::: Extracted data

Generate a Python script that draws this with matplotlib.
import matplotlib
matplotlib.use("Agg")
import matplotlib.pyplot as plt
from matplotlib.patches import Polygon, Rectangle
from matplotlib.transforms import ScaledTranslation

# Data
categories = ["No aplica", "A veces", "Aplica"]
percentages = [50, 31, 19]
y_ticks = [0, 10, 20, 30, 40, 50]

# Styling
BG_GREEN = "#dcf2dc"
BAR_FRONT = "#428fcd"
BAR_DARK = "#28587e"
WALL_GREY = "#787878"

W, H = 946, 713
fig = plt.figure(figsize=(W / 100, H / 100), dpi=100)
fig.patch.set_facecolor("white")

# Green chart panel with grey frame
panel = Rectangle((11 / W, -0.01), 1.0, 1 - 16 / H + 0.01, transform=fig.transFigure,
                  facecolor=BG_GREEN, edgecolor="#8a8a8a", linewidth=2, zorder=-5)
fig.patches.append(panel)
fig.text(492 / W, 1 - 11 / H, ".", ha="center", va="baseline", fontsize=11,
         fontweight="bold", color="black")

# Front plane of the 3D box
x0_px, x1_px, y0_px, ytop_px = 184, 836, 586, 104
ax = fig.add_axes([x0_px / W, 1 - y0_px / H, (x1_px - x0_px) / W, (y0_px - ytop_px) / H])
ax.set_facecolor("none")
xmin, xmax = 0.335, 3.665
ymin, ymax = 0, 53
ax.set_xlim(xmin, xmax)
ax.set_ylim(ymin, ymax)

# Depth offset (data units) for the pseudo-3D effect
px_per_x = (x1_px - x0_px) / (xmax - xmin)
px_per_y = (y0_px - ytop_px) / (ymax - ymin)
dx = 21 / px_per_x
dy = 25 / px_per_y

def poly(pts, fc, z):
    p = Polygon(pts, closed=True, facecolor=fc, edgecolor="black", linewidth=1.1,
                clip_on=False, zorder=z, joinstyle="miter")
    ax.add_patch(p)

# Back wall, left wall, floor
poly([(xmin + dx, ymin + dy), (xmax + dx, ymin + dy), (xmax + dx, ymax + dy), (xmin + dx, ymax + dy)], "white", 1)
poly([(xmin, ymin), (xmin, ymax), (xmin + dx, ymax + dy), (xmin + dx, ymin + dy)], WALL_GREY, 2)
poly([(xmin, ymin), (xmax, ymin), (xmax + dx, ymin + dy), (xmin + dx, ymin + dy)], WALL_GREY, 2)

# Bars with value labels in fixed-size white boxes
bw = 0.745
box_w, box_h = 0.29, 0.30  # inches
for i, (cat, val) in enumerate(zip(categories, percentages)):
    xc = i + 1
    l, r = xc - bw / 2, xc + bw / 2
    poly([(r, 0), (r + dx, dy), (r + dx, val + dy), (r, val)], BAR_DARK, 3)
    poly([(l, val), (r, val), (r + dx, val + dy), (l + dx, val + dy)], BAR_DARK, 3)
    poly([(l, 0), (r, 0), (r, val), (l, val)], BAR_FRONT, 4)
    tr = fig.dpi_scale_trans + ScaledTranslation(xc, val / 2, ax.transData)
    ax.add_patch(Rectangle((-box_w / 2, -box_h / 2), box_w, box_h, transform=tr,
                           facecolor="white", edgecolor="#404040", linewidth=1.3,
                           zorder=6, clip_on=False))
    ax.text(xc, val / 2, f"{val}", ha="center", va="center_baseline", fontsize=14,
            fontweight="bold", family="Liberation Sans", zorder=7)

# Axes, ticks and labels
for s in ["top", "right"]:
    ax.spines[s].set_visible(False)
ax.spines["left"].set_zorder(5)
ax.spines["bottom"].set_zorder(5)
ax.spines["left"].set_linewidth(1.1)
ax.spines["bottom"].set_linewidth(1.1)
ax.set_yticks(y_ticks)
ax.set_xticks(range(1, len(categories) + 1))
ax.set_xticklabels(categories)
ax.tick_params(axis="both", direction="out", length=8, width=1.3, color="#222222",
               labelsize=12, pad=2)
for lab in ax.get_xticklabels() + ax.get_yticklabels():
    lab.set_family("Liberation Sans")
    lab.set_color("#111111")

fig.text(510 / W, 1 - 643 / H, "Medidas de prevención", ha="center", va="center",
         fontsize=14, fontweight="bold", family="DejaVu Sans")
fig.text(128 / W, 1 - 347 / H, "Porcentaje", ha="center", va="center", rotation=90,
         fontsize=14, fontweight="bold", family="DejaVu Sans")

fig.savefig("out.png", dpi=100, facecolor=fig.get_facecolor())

::::::
::: Extracted data

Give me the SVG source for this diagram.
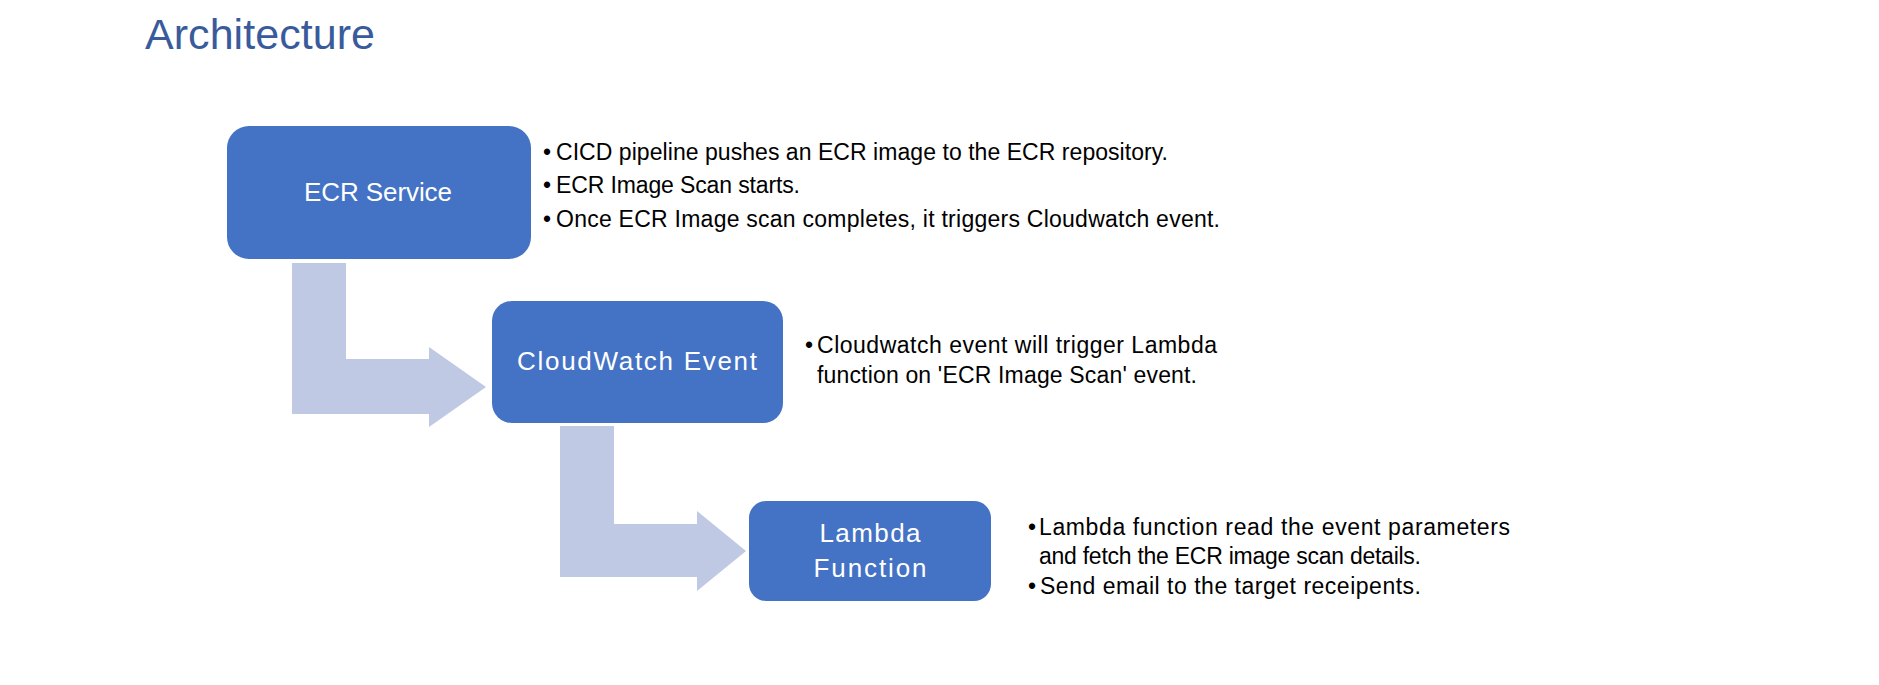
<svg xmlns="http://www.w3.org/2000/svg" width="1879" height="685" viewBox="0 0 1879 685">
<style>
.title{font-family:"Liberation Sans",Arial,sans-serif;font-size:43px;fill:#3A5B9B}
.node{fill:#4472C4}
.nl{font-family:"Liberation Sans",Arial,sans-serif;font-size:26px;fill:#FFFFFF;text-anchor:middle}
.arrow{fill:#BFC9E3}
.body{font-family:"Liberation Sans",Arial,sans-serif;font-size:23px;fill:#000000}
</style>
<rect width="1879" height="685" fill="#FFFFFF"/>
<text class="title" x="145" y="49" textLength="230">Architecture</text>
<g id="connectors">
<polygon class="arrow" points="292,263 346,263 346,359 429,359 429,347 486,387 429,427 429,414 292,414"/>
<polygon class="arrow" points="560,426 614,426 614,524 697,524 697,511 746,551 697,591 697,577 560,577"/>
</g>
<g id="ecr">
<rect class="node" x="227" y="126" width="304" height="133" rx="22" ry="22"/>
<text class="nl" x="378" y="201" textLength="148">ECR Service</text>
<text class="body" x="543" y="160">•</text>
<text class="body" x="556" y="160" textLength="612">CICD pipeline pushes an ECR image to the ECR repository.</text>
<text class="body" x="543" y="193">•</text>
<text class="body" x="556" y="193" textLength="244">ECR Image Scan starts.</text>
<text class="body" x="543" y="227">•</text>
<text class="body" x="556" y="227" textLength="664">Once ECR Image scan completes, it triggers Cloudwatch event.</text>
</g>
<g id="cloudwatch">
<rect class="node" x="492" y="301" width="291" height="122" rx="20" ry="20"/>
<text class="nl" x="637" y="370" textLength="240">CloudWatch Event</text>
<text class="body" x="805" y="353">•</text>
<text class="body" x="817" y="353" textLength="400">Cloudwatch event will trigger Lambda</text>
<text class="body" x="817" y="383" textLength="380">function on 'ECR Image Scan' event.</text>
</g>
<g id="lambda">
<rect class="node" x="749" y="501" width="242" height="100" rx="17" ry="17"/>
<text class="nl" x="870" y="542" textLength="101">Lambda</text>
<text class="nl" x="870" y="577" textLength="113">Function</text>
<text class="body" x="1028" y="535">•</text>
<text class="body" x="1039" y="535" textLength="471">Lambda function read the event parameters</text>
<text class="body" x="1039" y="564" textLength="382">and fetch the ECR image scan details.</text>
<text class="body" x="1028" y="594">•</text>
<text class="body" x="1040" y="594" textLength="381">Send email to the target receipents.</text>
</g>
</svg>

::::::

• The task
The line with "Generate a Python" marks the start and the line with "poly([(xmin, ymin), (xmax, ymin), (xmax" marks the end; transcribe every line in that stretch, unchanged.

• Answer to this exercise
Generate a Python script that draws this with matplotlib.
import matplotlib
matplotlib.use("Agg")
import matplotlib.pyplot as plt
from matplotlib.patches import Polygon, Rectangle
from matplotlib.transforms import ScaledTranslation

# Data
categories = ["No aplica", "A veces", "Aplica"]
percentages = [50, 31, 19]
y_ticks = [0, 10, 20, 30, 40, 50]

# Styling
BG_GREEN = "#dcf2dc"
BAR_FRONT = "#428fcd"
BAR_DARK = "#28587e"
WALL_GREY = "#787878"

W, H = 946, 713
fig = plt.figure(figsize=(W / 100, H / 100), dpi=100)
fig.patch.set_facecolor("white")

# Green chart panel with grey frame
panel = Rectangle((11 / W, -0.01), 1.0, 1 - 16 / H + 0.01, transform=fig.transFigure,
                  facecolor=BG_GREEN, edgecolor="#8a8a8a", linewidth=2, zorder=-5)
fig.patches.append(panel)
fig.text(492 / W, 1 - 11 / H, ".", ha="center", va="baseline", fontsize=11,
         fontweight="bold", color="black")

# Front plane of the 3D box
x0_px, x1_px, y0_px, ytop_px = 184, 836, 586, 104
ax = fig.add_axes([x0_px / W, 1 - y0_px / H, (x1_px - x0_px) / W, (y0_px - ytop_px) / H])
ax.set_facecolor("none")
xmin, xmax = 0.335, 3.665
ymin, ymax = 0, 53
ax.set_xlim(xmin, xmax)
ax.set_ylim(ymin, ymax)

# Depth offset (data units) for the pseudo-3D effect
px_per_x = (x1_px - x0_px) / (xmax - xmin)
px_per_y = (y0_px - ytop_px) / (ymax - ymin)
dx = 21 / px_per_x
dy = 25 / px_per_y

def poly(pts, fc, z):
    p = Polygon(pts, closed=True, facecolor=fc, edgecolor="black", linewidth=1.1,
                clip_on=False, zorder=z, joinstyle="miter")
    ax.add_patch(p)

# Back wall, left wall, floor
poly([(xmin + dx, ymin + dy), (xmax + dx, ymin + dy), (xmax + dx, ymax + dy), (xmin + dx, ymax + dy)], "white", 1)
poly([(xmin, ymin), (xmin, ymax), (xmin + dx, ymax + dy), (xmin + dx, ymin + dy)], WALL_GREY, 2)
poly([(xmin, ymin), (xmax, ymin), (xmax + dx, ymin + dy), (xmin + dx, ymin + dy)], WALL_GREY, 2)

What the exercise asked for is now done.